Zur Zeit erleben wir eine mediale Revolution. Internet und Videospiele sind innerhalb kurzer Zeit alltäglich geworden und innerhalb einer Generation hat sich die Medienlandschaft enorm verändert. Wie Informationen gewonnen werden und mit welchen technischen Hilfsmittel wir mit anderen kommunizieren unterscheidet sich markant von den Zeiten, in den unsere Eltern und Grosseltern aufgewachsen sind. Viel zu sehr wurden Videospiele von der älteren Generation als etwas abgetan, dass für Kinder gedacht ist. Es heisst doch „spielen“ und „spielen“ tun vorwiegend Kinder. Solche Leute sind dann nicht zu Unrecht entsetzt, wenn sie hören, dass am Bildschirm bei einem sogenannten „Spiel“ Köpfe weggeschossen werden können. Umso schneller werden Rufe nach einem Totalverbot laut, anstatt sich mit der Materie auseinanderzusetzen und zu akzeptieren, dass das Medium Videospiel langsam aber sicher einen zentralen Platz in der heutigen Medienlandschaft einnimmt und bei weitem nicht nur Kinder als Zielgruppe anspricht. Vielleicht brauchen wir ein neues Wort für Videospiele „spielen“. Bücher liest man, Fernsehen schaut man und mit digitalen Unterhaltungsmedien interagiert man.
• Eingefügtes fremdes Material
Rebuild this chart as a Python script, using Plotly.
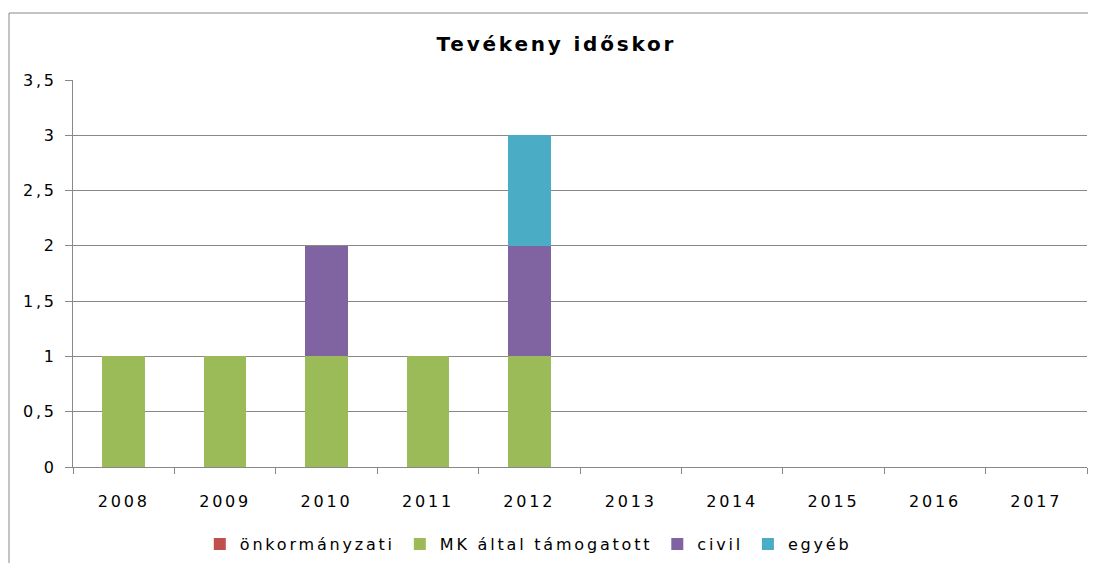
import plotly.graph_objects as go

years = ["2008", "2009", "2010", "2011", "2012", "2013", "2014", "2015", "2016", "2017"]
onkormanyzati = [0, 0, 0, 0, 0, 0, 0, 0, 0, 0]
mk_altal = [1, 1, 1, 1, 1, 0, 0, 0, 0, 0]
civil = [0, 0, 1, 0, 1, 0, 0, 0, 0, 0]
egyeb = [0, 0, 0, 0, 1, 0, 0, 0, 0, 0]
y_ticks = [0, 0.5, 1, 1.5, 2, 2.5, 3, 3.5]

series = [
    ("önkormányzati", onkormanyzati, "#C0504D"),
    ("MK által támogatott", mk_altal, "#9BBB59"),
    ("civil", civil, "#8064A2"),
    ("egyéb", egyeb, "#4BACC6"),
]

fig = go.Figure()
for name, vals, color in series:
    fig.add_trace(go.Bar(x=years, y=vals, name=name, marker=dict(color=color, line=dict(width=0))))

grid = "#888888"
W, H = 1088, 555
fig.update_layout(
    barmode="stack",
    bargap=0.58,
    width=W, height=H,
    margin=dict(l=65, r=9, t=72, b=96, autoexpand=False),
    paper_bgcolor="white", plot_bgcolor="white",
    separators=", ",
    font=dict(family="DejaVu Sans", size=16, color="black"),
    title=dict(text="<b>Tevékeny időskor</b>", font=dict(size=20), x=0.504, xanchor="center",
               y=1 - 36 / H, yanchor="middle"),
    legend=dict(orientation="h", x=0.449, xanchor="center", y=-0.199, yanchor="middle",
                font=dict(size=16), traceorder="normal"),
    xaxis=dict(showgrid=False, showline=True, linecolor=grid, linewidth=1,
               ticks="outside", tickson="boundaries", ticklen=6, tickcolor=grid,
               tickfont=dict(size=16), ticklabelstandoff=20, automargin=False),
    yaxis=dict(range=[0, 3.5], tickvals=y_ticks, showgrid=True, gridcolor=grid, gridwidth=1,
               showline=True, linecolor=grid, linewidth=1, ticks="outside", ticklen=7,
               tickcolor=grid, zeroline=False, tickfont=dict(size=16), ticklabelstandoff=5,
               automargin=False),
    shapes=[
        dict(type="line", xref="paper", yref="paper", x0=-64 / 1014, x1=1.2,
             y0=(459 - 5) / 387, y1=(459 - 5) / 387, line=dict(color="#888888", width=1)),
        dict(type="line", xref="paper", yref="paper", x0=-64 / 1014, x1=-64 / 1014,
             y0=(459 - 5) / 387, y1=-0.5, line=dict(color="#888888", width=1)),
    ],
)

post = """
var s = document.createElement('style');
s.textContent = 'svg text { letter-spacing: 2.8px; }';
document.head.appendChild(s);
var gd = document.getElementById('{plot_id}');
Plotly.relayout(gd, {'font.family': 'DejaVu Sans, sans-serif'});
"""

fig.write_html("out.html", post_script=post)
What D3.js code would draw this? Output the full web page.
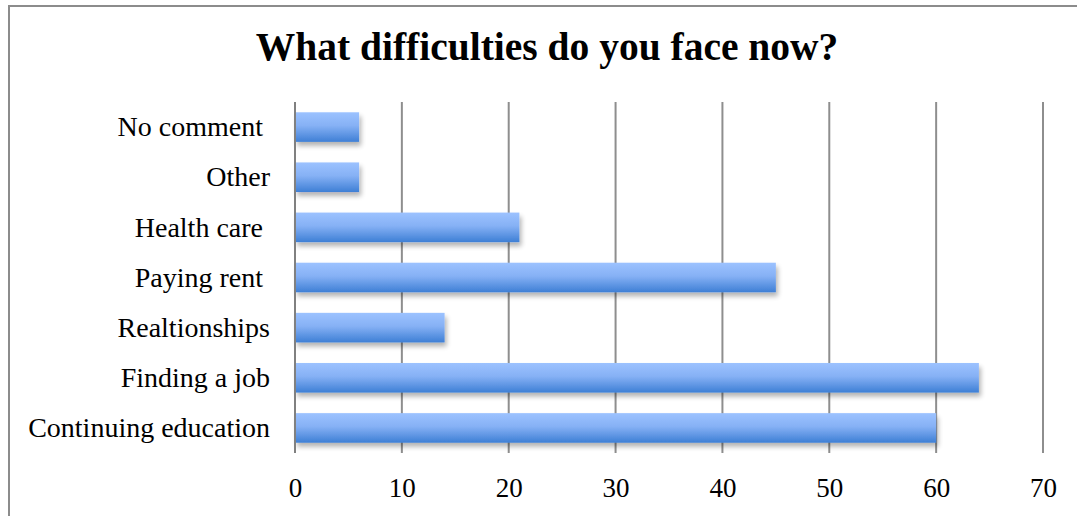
<!DOCTYPE html>
<html>
<head>
<meta charset="utf-8">
<script src="https://cdn.jsdelivr.net/npm/d3@7"></script>
<style>
  html, body { margin: 0; padding: 0; background: #fff; }
  svg text { white-space: pre; }
</style>
</head>
<body>
<script>
// Survey answers, listed top to bottom
const categories = ["No comment ", "Other", "Health care ", "Paying rent ", "Realtionships", "Finding a job", "Continuing education"];
const values = [6, 6, 21, 45, 14, 64, 60];
const tickValues = [0, 10, 20, 30, 40, 50, 60, 70];
const title = "What difficulties do you face now?";

const W = 1077, H = 516;
const plot = { left: 295, right: 1043, top: 102, bottom: 453 };
const font = "'Liberation Serif', 'DejaVu Serif', serif";

const svg = d3.select("body").append("svg")
  .attr("width", W).attr("height", H);

const defs = svg.append("defs");
const grad = defs.append("linearGradient")
  .attr("id", "barFill").attr("x1", 0).attr("y1", 0).attr("x2", 0).attr("y2", 1);
grad.append("stop").attr("offset", "0%").attr("stop-color", "#9cc2ff");
grad.append("stop").attr("offset", "45%").attr("stop-color", "#86b1f5");
grad.append("stop").attr("offset", "100%").attr("stop-color", "#3e7fd5");

const shadow = defs.append("filter").attr("id", "barShadow")
  .attr("x", "-10%").attr("y", "-30%").attr("width", "130%").attr("height", "180%");
shadow.append("feGaussianBlur").attr("in", "SourceAlpha").attr("stdDeviation", 2.5).attr("result", "b");
shadow.append("feOffset").attr("in", "b").attr("dx", 2).attr("dy", 4).attr("result", "o");
shadow.append("feComponentTransfer").attr("in", "o").attr("result", "s")
  .append("feFuncA").attr("type", "linear").attr("slope", 0.3);
const merge = shadow.append("feMerge");
merge.append("feMergeNode").attr("in", "s");
merge.append("feMergeNode").attr("in", "SourceGraphic");

// Chart frame
svg.append("rect")
  .attr("x", 9).attr("y", 6).attr("width", W + 10).attr("height", H + 10)
  .attr("fill", "none").attr("stroke", "#8c8c8c").attr("stroke-width", 2);

const x = d3.scaleLinear().domain([0, 70]).range([plot.left, plot.right]);
const y = d3.scaleBand().domain(categories).range([plot.top, plot.bottom]).paddingInner(0.41).paddingOuter(0.205);

// Vertical gridlines
svg.append("g").selectAll("line").data(tickValues.slice(1)).join("line")
  .attr("x1", d => x(d)).attr("x2", d => x(d))
  .attr("y1", plot.top).attr("y2", plot.bottom)
  .attr("stroke", "#8e8e8e").attr("stroke-width", 2);

// Bars
svg.append("g").selectAll("rect").data(values).join("rect")
  .attr("x", x(0))
  .attr("y", (d, i) => y(categories[i]))
  .attr("width", d => x(d) - x(0))
  .attr("height", y.bandwidth())
  .attr("fill", "url(#barFill)")
  .attr("filter", "url(#barShadow)");

// Value axis line at zero
svg.append("line")
  .attr("x1", x(0)).attr("x2", x(0))
  .attr("y1", plot.top).attr("y2", plot.bottom)
  .attr("stroke", "#808080").attr("stroke-width", 2);

// Bottom tick labels
const xAxis = d3.axisBottom(x).tickValues(tickValues).tickSize(0).tickPadding(0);
const gx = svg.append("g").attr("transform", `translate(0,497)`).call(xAxis);
gx.select(".domain").remove();
gx.selectAll("text").attr("font-family", font).attr("font-size", 27).attr("fill", "#000")
  .attr("y", 0).attr("dy", 0);

// Category labels
const yAxis = d3.axisLeft(y).tickSize(0).tickPadding(0);
const gy = svg.append("g").attr("transform", `translate(270,0)`).call(yAxis);
gy.select(".domain").remove();
gy.selectAll("text").attr("font-family", font).attr("font-size", 28).attr("fill", "#000")
  .attr("dy", "0.33em");

// Title
svg.append("text")
  .attr("x", 547).attr("y", 60)
  .attr("text-anchor", "middle")
  .attr("font-family", font).attr("font-weight", "bold").attr("font-size", 39.5)
  .attr("fill", "#000")
  .text(title);
</script>
</body>
</html>
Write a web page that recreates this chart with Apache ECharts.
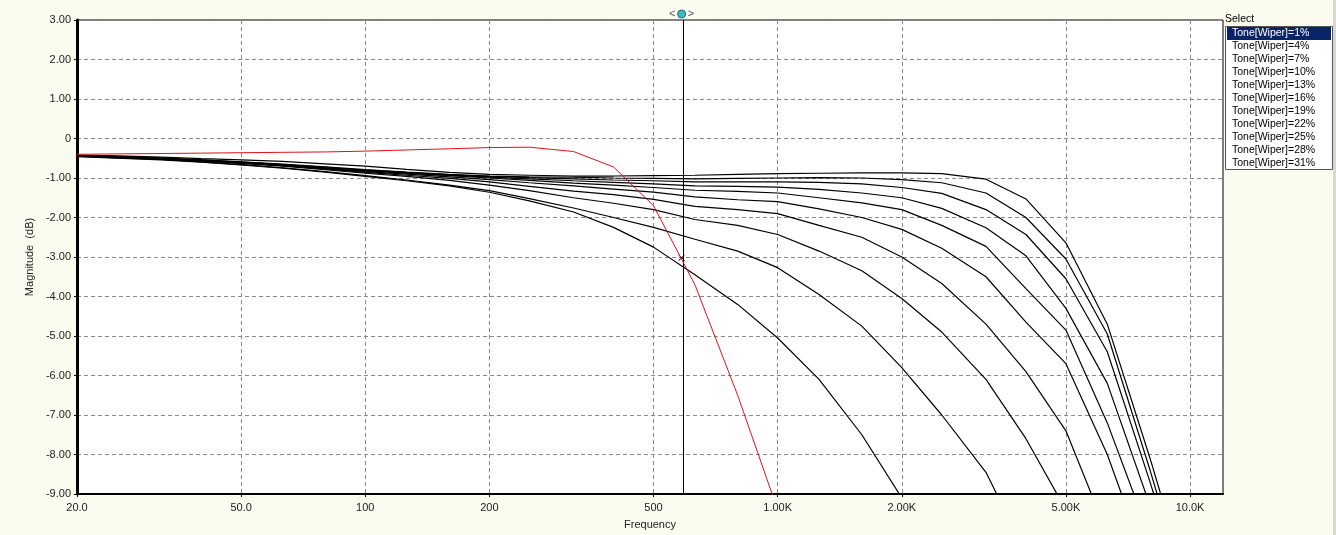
<!DOCTYPE html>
<html>
<head>
<meta charset="utf-8">
<script src="https://cdn.jsdelivr.net/npm/echarts@6/dist/echarts.min.js"></script>
<style>
html,body{margin:0;padding:0;background:#fbfbf0;}
#chart{width:1336px;height:535px;}
</style>
</head>
<body>
<div id="chart"></div>
<script>
// ---- data ----
const freqHz = [20,25,32,40,50,63,80,100,126,160,200,250,320,400,500,630,800,1000,1260,1600,2000,2500,3200,4000,5000,6300,8000,10000];

const wiper1  = [-0.40,-0.39,-0.38,-0.37,-0.36,-0.35,-0.34,-0.32,-0.29,-0.26,-0.23,-0.22,-0.33,-0.72,-1.70,-3.70,-6.50,-9.40];
const wiper4  = [-0.46,-0.50,-0.54,-0.60,-0.67,-0.75,-0.85,-0.96,-1.07,-1.20,-1.36,-1.58,-1.86,-2.25,-2.75,-3.45,-4.20,-5.05,-6.10,-7.50,-9.10];
const wiper7  = [-0.45,-0.49,-0.53,-0.59,-0.66,-0.74,-0.84,-0.94,-1.05,-1.18,-1.32,-1.52,-1.76,-2.00,-2.25,-2.55,-2.85,-3.27,-3.95,-4.75,-5.80,-7.00,-8.45,-10.5];
const wiper10 = [-0.45,-0.48,-0.52,-0.57,-0.63,-0.70,-0.79,-0.88,-0.96,-1.06,-1.18,-1.32,-1.50,-1.64,-1.80,-2.05,-2.20,-2.43,-2.85,-3.35,-4.05,-4.90,-6.10,-7.60,-9.40];
const wiper13 = [-0.44,-0.47,-0.51,-0.56,-0.62,-0.69,-0.77,-0.86,-0.93,-1.01,-1.10,-1.21,-1.33,-1.42,-1.54,-1.72,-1.80,-1.90,-2.20,-2.50,-3.00,-3.67,-4.70,-5.90,-7.40,-10.0];
const wiper16 = [-0.44,-0.47,-0.51,-0.56,-0.62,-0.68,-0.76,-0.84,-0.90,-0.97,-1.04,-1.12,-1.20,-1.28,-1.36,-1.48,-1.55,-1.60,-1.78,-2.00,-2.30,-2.78,-3.50,-4.65,-5.70,-8.00,-11.0];
const wiper19 = [-0.44,-0.47,-0.51,-0.55,-0.61,-0.67,-0.75,-0.82,-0.88,-0.94,-1.00,-1.06,-1.13,-1.18,-1.24,-1.31,-1.34,-1.38,-1.50,-1.63,-1.80,-2.20,-2.73,-3.80,-4.85,-7.20,-10.1];
const wiper22 = [-0.44,-0.47,-0.50,-0.55,-0.60,-0.66,-0.74,-0.81,-0.87,-0.93,-0.98,-1.02,-1.07,-1.11,-1.15,-1.20,-1.21,-1.23,-1.29,-1.38,-1.50,-1.77,-2.26,-2.97,-4.30,-6.20,-9.30];
const wiper25 = [-0.43,-0.46,-0.50,-0.54,-0.60,-0.66,-0.73,-0.80,-0.86,-0.92,-0.96,-0.99,-1.02,-1.05,-1.07,-1.10,-1.10,-1.10,-1.11,-1.15,-1.24,-1.39,-1.80,-2.43,-3.55,-5.40,-8.70,-12.0];
const wiper28 = [-0.43,-0.46,-0.50,-0.54,-0.59,-0.65,-0.72,-0.79,-0.85,-0.91,-0.95,-0.97,-0.98,-1.00,-1.01,-1.02,-1.01,-1.00,-0.99,-1.00,-1.04,-1.12,-1.38,-2.00,-3.05,-4.95,-8.40,-11.8];
const wiper31 = [-0.42,-0.44,-0.47,-0.51,-0.54,-0.58,-0.64,-0.70,-0.78,-0.86,-0.91,-0.93,-0.95,-0.95,-0.94,-0.93,-0.91,-0.89,-0.88,-0.87,-0.87,-0.89,-1.03,-1.53,-2.64,-4.70,-8.10,-11.5];

const seriesNames = ['Tone[Wiper]=1%','Tone[Wiper]=4%','Tone[Wiper]=7%','Tone[Wiper]=10%','Tone[Wiper]=13%','Tone[Wiper]=16%','Tone[Wiper]=19%','Tone[Wiper]=22%','Tone[Wiper]=25%','Tone[Wiper]=28%','Tone[Wiper]=31%'];
const seriesValues = [wiper1,wiper4,wiper7,wiper10,wiper13,wiper16,wiper19,wiper22,wiper25,wiper28,wiper31];

const xTickHz = [20,50,100,200,500,1000,2000,5000,10000];
const xTickLabels = ['20.0','50.0','100','200','500','1.00K','2.00K','5.00K','10.0K'];
const yMin = -9, yMax = 3, yStep = 1;
const xMinHz = 20, xMaxHz = 12020;

const cursorHz = 585;
const cursorMag = -3.02;

// ---- chart ----
const FONT = 'Liberation Sans, Arial, sans-serif';
const lg = Math.log10;
const chart = echarts.init(document.getElementById('chart'), null, {renderer:'canvas'});

function xLabel(v){
  for (let i=0;i<xTickHz.length;i++){ if (Math.abs(lg(xTickHz[i])-v)<1e-6) return xTickLabels[i]; }
  return '';
}

const series = seriesValues.map((vals, k) => ({
  name: seriesNames[k],
  type: 'line',
  data: vals.map((v,i)=>[lg(freqHz[i]), v]),
  showSymbol: false,
  symbol: 'none',
  silent: true,
  clip: true,
  z: k===0 ? 5 : 3,
  lineStyle: {color: k===0 ? '#e0101a' : '#000', width: k===0 ? 1 : 1.2},
  itemStyle: {color: k===0 ? '#e0101a' : '#000'}
}));

series[0].markLine = {
  silent: true, symbol: 'none', animation:false,
  label: {show:false},
  lineStyle: {color:'#000', width:1, type:'solid'},
  data: [{xAxis: lg(cursorHz)}]
};
series[0].markPoint = {
  silent: true, animation:false,
  data: [
    {coord:[lg(cursorHz), yMax], symbol:'circle', symbolSize:8, symbolOffset:[0,-6],
     itemStyle:{color:'#3cbcbc', borderColor:'#1d6d6d', borderWidth:1},
     label:{show:true, position:'inside', formatter:'<    >', color:'#555', fontSize:11, fontFamily:FONT}},
    {coord:[lg(cursorHz), cursorMag], symbol:'path://M0,0L10,10M10,0L0,10', symbolSize:6,
     itemStyle:{color:'none', borderColor:'#000', borderWidth:1}, label:{show:false}}
  ]
};

const option = {
  animation: false,
  backgroundColor: '#fbfbf0',
  title: {text:'Select', left:1225, top:14, padding:0,
    textStyle:{fontSize:10.5, fontWeight:'normal', color:'#000', fontFamily:FONT}},
  grid: {left:77, right:113, top:20, bottom:39, show:true, backgroundColor:'#fff', borderColor:'#000', borderWidth:1},
  xAxis: {
    type:'value', min: lg(xMinHz), max: lg(xMaxHz),
    name:'Frequency', nameLocation:'middle', nameGap:25,
    nameTextStyle:{fontSize:11, color:'#222', fontFamily:FONT},
    axisLine:{show:true, onZero:false, lineStyle:{color:'#000', width:2}},
    axisTick:{show:true, length:3, customValues: xTickHz.map(lg), lineStyle:{color:'#000'}},
    axisLabel:{customValues: xTickHz.map(lg), formatter: xLabel, fontSize:11, color:'#222', fontFamily:FONT, margin:8},
    splitLine:{show:true, lineStyle:{color:'#8a8a8a', width:1, type:[4,3]}}
  },
  yAxis: {
    type:'value', min:yMin, max:yMax, interval:yStep,
    name:'Magnitude  (dB)', nameLocation:'middle', nameGap:39,
    nameTextStyle:{fontSize:11, color:'#222', fontFamily:FONT},
    axisLine:{show:true, onZero:false, lineStyle:{color:'#000', width:3}},
    axisTick:{show:true, length:3, lineStyle:{color:'#000'}},
    axisLabel:{formatter: v => v===0 ? '0' : v.toFixed(2), fontSize:11, color:'#222', fontFamily:FONT, margin:6},
    splitLine:{show:true, lineStyle:{color:'#8a8a8a', width:1, type:[4,3]}}
  },
  legend: {
    data: seriesNames,
    orient:'vertical', left:1221, top:27, padding:0,
    itemWidth:0, itemHeight:0, itemGap:0,
    selectedMode:false,
    formatter: name => (name===seriesNames[0] ? '{s|' : '{n|') + name + '}',
    textStyle:{fontFamily:FONT, fontSize:10.5,
      rich:{
        s:{fontFamily:FONT, fontSize:10.5, color:'#fff', backgroundColor:'#0a246a', width:99, height:13, lineHeight:13, padding:[0,0,0,5]},
        n:{fontFamily:FONT, fontSize:10.5, color:'#000', width:99, height:13, lineHeight:13, padding:[0,0,0,5]}
      }}
  },
  graphic: [
    {type:'rect', left:1225, top:26, z:0, shape:{width:107, height:143},
     style:{fill:'#fff', stroke:'#555', lineWidth:1}},
    {type:'rect', left:1333, top:0, z:0, shape:{width:3, height:535},
     style:{fill:'#d8d8d0'}}
  ],
  series: series
};
chart.setOption(option);
</script>
</body>
</html>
Kommen wir zurück zur Frage der selektiven Mediennutzung. Die gute Nachricht: es findet immer eine Selektion statt. Die Schlechte: Die muss gerade bei Videospielen mit vermehrtem Denkaufwand kontrolliert werden und zwar für sich selber und für diejenigen, für die man verantwortlich ist. Es setzt also eine gewisse geistige Reife voraus, weswegen der Ruf nach einer gesetzlich verbindlichen Verkaufsrestriktion gerechtfertigt ist. Was jedoch noch lange nicht heissen muss, dass man Erwachsene ebenfalls durch ein übergeordnetes Gesetz bevormunden muss. Es wird immer Personen mit Schwierigkeiten oder psychischen Krankheiten geben, die Entscheidungen treffen, die sich auf andere negativ auswirken. Aber deswegen alle zu bestrafen und für unzurechnungsfähig zu halten ist auch fragwürdig. Es braucht ein Mindestmass an gegenseitigem Vertrauen in einer Gesellschaft, damit sie funktionieren kann. Vertrauen braucht mehr Mut als Verbotsforderungen, welche in diesem Fall  auch auf einem Unverständnis der Generationen untereinander beruhen.